Ackerman, Roddy, Carpenter and some of Davis’s people and their agent had gone to Syfy network for a meeting about putting the show together. Ackerman thought the meeting was going well. Roddy was excited. The writer was pitching their story ideas and responses and concepts were flying back and forth.
“All of a sudden,” said Ackerman, “John Carpenter gets up and says, ‘Okay, hope this thing goes. Nice to meet you all,’ and he walks out.”
No one else in the room had thought the meeting was over.
“We get up and we say our proper goodbyes. Roddy and I go out and Roddy says to me, ‘I guarantee you, he had to go out and have a cigarette.’ And sure enough, we go down the elevator into the garage and there’s John smoking a cigarette.” In the end, unfortunately, four different entities claimed ownership of the rights to the show concept. The momentum from the meeting slowly dissolved amidst the bickering, and Syfy let it drop.
Roddy and Ackerman hadn’t seen each other in a few weeks so they arranged to have dinner. Roddy always walked slowly because of his hip, but when he finally came into the restaurant he seemed to be dragging himself to the table.
“Are you okay?” said Ackerman.
“I’m just beat,” said Roddy.
“Well, Rod, you gotta go see somebody about it,” said Ackerman.
“Yeah, I know, I haven’t had the time.”
“Rod, you’re best friends with doctors…”
Roddy had doctor friends he texted regularly at three o’clock in the morning. He didn’t want to see doctors any more than he could help it, but there were so many signs that his body was collapsing, it was tough to avoid.

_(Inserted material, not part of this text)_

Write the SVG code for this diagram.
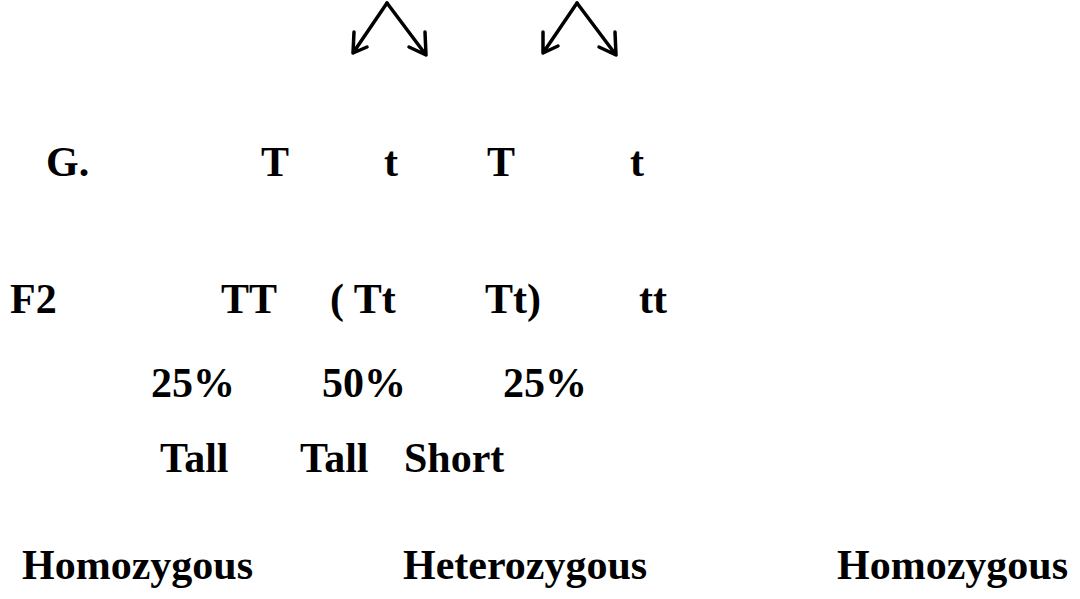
<svg xmlns="http://www.w3.org/2000/svg" width="1080" height="599" viewBox="0 0 1080 599">
  <style>
    .lbl { font-family: "Liberation Serif", "Times New Roman", serif; font-weight: bold; font-size: 42px; fill: #000; }
    .arrow { fill: none; stroke: #000; stroke-width: 3.5; stroke-linecap: round; stroke-linejoin: round; }
  </style>
  <rect width="1080" height="599" fill="#fff"/>

  <!-- gamete split arrows -->
  <g id="connectors">
    <path class="arrow" d="M387 3 L353 53 M354 32 L353 53 L367 47"/>
    <path class="arrow" d="M387 3 L426 55 M425 32 L426 55 L409 47"/>
    <path class="arrow" d="M577 3 L543 53 M543 32 L543 53 L558 46"/>
    <path class="arrow" d="M577 3 L616 55 M615 32 L616 55 L599 47"/>
  </g>

  <!-- gametes -->
  <g id="gametes-label"><text class="lbl" x="46" y="176">G.</text></g>
  <g id="gamete-1"><text class="lbl" x="261" y="176">T</text></g>
  <g id="gamete-2"><text class="lbl" x="384" y="176">t</text></g>
  <g id="gamete-3"><text class="lbl" x="487" y="176">T</text></g>
  <g id="gamete-4"><text class="lbl" x="630" y="176">t</text></g>

  <!-- F2 genotypes -->
  <g id="f2-label"><text class="lbl" x="10" y="313">F2</text></g>
  <g id="genotype-TT"><text class="lbl" x="221" y="313">TT</text></g>
  <g id="genotype-Tt-1"><text class="lbl" x="330" y="313" xml:space="preserve">( Tt</text></g>
  <g id="genotype-Tt-2"><text class="lbl" x="485" y="313">Tt)</text></g>
  <g id="genotype-tt"><text class="lbl" x="639" y="313">tt</text></g>

  <!-- ratios -->
  <g id="ratio-1"><text class="lbl" x="151" y="397">25%</text></g>
  <g id="ratio-2"><text class="lbl" x="322" y="397">50%</text></g>
  <g id="ratio-3"><text class="lbl" x="503" y="397">25%</text></g>

  <!-- phenotypes -->
  <g id="phenotype-1"><text class="lbl" x="160" y="472">Tall</text></g>
  <g id="phenotype-2"><text class="lbl" x="300" y="472">Tall</text></g>
  <g id="phenotype-3"><text class="lbl" x="404" y="472">Short</text></g>

  <!-- zygosity -->
  <g id="zygosity-1"><text class="lbl" x="22" y="579">Homozygous</text></g>
  <g id="zygosity-2"><text class="lbl" x="403" y="579">Heterozygous</text></g>
  <g id="zygosity-3"><text class="lbl" x="1068" y="579" text-anchor="end">Homozygous</text></g>
</svg>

Roddy ordered soup, which was a few thousand calories short of what he usually considered a meal. He was having a hard time breathing and swallowing.
“Rod, this is serious,” Ackerman insisted
.
“No,” said Roddy. “Let’s talk business.” He wanted Ackerman to approach an old manager named Barry Bloom. He had managed Jesse Ventura, Chris Jericho, Mick Foley and a few other wrestlers, including Roddy himself, briefly. Ackerman got to know Bloom well when Ventura had been part of the Tag Team pilot and series planning. Roddy wanted to make sure there was no bad blood from his having moved on to another manager after Bloom, and wondered if Bloom could help him find some more work. Ackerman promised to make the call.

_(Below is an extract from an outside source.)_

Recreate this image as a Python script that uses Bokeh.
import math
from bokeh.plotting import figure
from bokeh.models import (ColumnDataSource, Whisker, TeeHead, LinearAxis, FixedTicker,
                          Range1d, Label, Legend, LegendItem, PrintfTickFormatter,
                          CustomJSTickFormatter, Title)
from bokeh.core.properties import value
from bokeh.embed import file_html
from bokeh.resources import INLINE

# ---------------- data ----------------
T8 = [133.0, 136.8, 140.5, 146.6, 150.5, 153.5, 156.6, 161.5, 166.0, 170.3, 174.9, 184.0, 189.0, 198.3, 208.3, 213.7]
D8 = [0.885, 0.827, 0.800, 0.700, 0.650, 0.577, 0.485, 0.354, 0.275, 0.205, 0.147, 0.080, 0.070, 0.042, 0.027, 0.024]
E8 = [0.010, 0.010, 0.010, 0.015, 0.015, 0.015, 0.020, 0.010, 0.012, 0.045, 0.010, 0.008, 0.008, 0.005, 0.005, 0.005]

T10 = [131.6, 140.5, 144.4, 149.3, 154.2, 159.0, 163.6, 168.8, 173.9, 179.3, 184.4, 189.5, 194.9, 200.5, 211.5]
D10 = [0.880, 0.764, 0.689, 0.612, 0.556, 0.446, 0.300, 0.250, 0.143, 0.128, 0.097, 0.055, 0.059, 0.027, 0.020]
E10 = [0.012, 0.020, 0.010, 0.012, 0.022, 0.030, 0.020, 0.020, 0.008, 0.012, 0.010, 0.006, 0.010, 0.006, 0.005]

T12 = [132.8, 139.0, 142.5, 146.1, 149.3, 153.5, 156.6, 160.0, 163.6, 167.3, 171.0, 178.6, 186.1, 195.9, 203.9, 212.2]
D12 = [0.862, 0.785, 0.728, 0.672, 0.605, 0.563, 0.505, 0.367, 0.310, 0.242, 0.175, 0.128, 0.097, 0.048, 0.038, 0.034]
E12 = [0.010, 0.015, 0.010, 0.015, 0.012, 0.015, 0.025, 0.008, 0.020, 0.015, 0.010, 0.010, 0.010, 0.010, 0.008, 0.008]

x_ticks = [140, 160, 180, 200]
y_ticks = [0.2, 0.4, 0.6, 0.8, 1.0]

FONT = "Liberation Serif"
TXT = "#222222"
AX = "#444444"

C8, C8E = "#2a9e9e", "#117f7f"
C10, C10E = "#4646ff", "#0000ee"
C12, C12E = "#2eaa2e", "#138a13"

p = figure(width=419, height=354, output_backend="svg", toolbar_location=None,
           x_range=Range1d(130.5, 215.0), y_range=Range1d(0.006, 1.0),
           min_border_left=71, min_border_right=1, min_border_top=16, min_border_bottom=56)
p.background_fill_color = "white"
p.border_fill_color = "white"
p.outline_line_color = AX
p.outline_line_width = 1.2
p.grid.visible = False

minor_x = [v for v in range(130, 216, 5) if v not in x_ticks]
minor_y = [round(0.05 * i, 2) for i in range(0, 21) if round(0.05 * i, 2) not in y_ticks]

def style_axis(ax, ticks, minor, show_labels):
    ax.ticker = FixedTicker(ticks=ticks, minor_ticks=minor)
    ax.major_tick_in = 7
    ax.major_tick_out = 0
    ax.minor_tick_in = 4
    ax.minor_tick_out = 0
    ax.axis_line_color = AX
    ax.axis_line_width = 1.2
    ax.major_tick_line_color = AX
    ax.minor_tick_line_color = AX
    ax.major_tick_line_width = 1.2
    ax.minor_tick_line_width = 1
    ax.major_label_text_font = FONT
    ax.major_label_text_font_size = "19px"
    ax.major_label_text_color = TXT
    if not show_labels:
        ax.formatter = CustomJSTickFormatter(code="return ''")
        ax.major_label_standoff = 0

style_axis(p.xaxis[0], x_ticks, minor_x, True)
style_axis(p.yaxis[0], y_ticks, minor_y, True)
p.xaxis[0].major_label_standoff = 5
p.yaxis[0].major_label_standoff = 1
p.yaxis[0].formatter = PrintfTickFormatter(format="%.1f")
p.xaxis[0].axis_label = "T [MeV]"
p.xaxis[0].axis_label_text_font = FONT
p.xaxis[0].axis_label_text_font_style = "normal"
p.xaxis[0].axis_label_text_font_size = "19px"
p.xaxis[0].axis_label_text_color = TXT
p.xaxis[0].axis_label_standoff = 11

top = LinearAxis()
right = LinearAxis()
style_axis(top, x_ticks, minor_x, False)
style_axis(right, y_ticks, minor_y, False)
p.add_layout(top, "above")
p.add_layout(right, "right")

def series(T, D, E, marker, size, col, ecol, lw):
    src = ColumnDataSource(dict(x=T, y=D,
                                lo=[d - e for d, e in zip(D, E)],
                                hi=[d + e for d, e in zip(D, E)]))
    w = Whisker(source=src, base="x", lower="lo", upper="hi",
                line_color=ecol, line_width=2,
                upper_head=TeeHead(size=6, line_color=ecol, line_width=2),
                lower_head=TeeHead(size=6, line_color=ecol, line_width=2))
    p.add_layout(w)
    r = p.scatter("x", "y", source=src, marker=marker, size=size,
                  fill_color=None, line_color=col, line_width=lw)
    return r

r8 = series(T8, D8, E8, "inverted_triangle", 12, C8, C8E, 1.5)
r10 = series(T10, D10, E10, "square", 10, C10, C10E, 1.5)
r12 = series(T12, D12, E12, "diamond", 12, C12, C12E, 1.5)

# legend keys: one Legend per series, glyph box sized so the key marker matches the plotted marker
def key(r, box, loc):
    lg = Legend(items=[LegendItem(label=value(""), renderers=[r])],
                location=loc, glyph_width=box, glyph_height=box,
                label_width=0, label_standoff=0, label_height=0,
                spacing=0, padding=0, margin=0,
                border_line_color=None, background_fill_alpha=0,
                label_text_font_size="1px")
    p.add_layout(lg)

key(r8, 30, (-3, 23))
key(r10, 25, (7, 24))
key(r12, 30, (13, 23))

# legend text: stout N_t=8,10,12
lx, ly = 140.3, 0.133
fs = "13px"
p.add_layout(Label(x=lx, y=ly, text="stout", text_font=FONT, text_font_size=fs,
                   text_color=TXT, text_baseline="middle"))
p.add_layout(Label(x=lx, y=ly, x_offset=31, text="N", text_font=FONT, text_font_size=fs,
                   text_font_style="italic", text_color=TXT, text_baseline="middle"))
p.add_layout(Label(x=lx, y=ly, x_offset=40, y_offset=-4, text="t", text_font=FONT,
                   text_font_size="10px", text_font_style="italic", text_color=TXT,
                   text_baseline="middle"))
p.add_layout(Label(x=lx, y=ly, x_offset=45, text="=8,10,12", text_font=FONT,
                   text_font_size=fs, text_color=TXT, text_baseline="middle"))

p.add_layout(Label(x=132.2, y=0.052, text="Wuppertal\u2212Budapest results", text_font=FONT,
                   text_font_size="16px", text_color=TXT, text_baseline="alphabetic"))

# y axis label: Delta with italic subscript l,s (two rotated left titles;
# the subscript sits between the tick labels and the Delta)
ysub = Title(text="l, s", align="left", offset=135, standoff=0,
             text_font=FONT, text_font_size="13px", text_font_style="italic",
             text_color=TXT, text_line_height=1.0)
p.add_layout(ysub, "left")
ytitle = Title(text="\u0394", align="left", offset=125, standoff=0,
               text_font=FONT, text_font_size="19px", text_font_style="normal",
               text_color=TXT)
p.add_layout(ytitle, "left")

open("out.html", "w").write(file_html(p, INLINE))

The dinner was hard for Ackerman. He wasn’t comfortable seeing his old friend like this. They were not old men. As they left the restaurant and approached an escalator, Roddy stopped to rest. The escalator wasn’t working.
“Do you want to take the elevator instead of walking down?”
“Yeah,” said Roddy, a concession Ackerman would never expect to hear from him.
Concerned, Ackerman walked him to his car. He wasn’t crazy about the thought of Roddy driving, but he wasn’t going to stop him.
“Did you listen to my last podcast?” Roddy asked as they crossed the parking lot.
“No, I didn’t.”
“I had Lanny Poffo on.” Poffo—aka The Genius—was Randy Savage’s brother. Their father, Angelo Poffo, had been a famous wrestler also. He died only a year before his most famous son.
“He told some really interesting stories,” said Roddy. “Did you know that their father paid for Gorgeous George’s funeral?”
“No.”
“Listen to the podcast.”
“Okay.” Then Ackerman ran an idea past Roddy that he’d had for a while. “Speaking of podcasts, Roddy, you’ve told me I’m your best friend, right?”
“Yeah.”
“How about one time when you can’t find a guest, have your best friend on the podcast, ‘cause I’ve got a million stories to tell about you.”
“That’s a great idea,” said Roddy. He smiled. “We’re going to do that.”